Not able to train the model on GPU

mit-acl / rl_collision_avoidance

Training code for GA3C-CADRL algorithm (collision avoidance with deep RL)

117 stars 28 forks source link

Not able to train the model on GPU #21

Closed SacheetA closed 1 year ago

SacheetA commented 1 year ago

I am getting the error: 'could not retrieve CUDA device count: CUDA_ERROR_NOT_INITIALIZED: initialization error' (Both on Google Colab and Personal device) and training happens on CPU. It has come to my notice that this issue might have been resulted due to multiprocessing, but I'm not able to figure out what changes I need to make. Please provide some assistance if possible, meanwhile i'm trying to look for a solution elsewhere.

mfe7 commented 1 year ago

Do you need to train on GPU? In my experience with this repo and linux machine, training on CPU was actually faster (time per episode) than GPU -- I assumed this was because the observation space is pretty low-dimensional.

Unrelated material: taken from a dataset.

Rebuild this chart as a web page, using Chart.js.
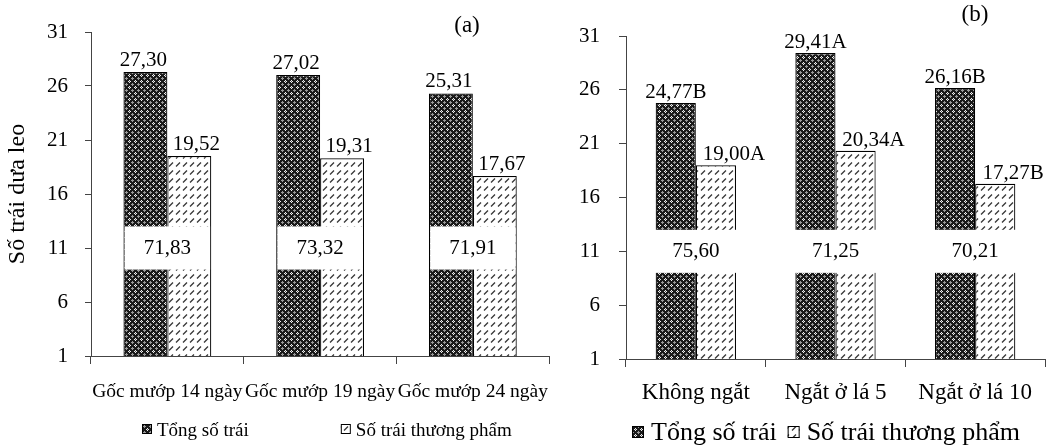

If you do need to train with GPU, I don't have a good idea of what causes this error. I would guess it is tensorflow that's trying to find cuda on your machine unsuccessfully

SacheetA commented 1 year ago

Thanks for the reply! Apparently, using 'fork' method in multiprocessing does not allow the use of GPU in child processes. Instead the 'spawn' method needs to be used. I tried that and the model is able to train on GPU with some limitations. As mentioned by you, there seems to be no gain in performance. Also, I felt GPU might be needed if we were to train on image dataset.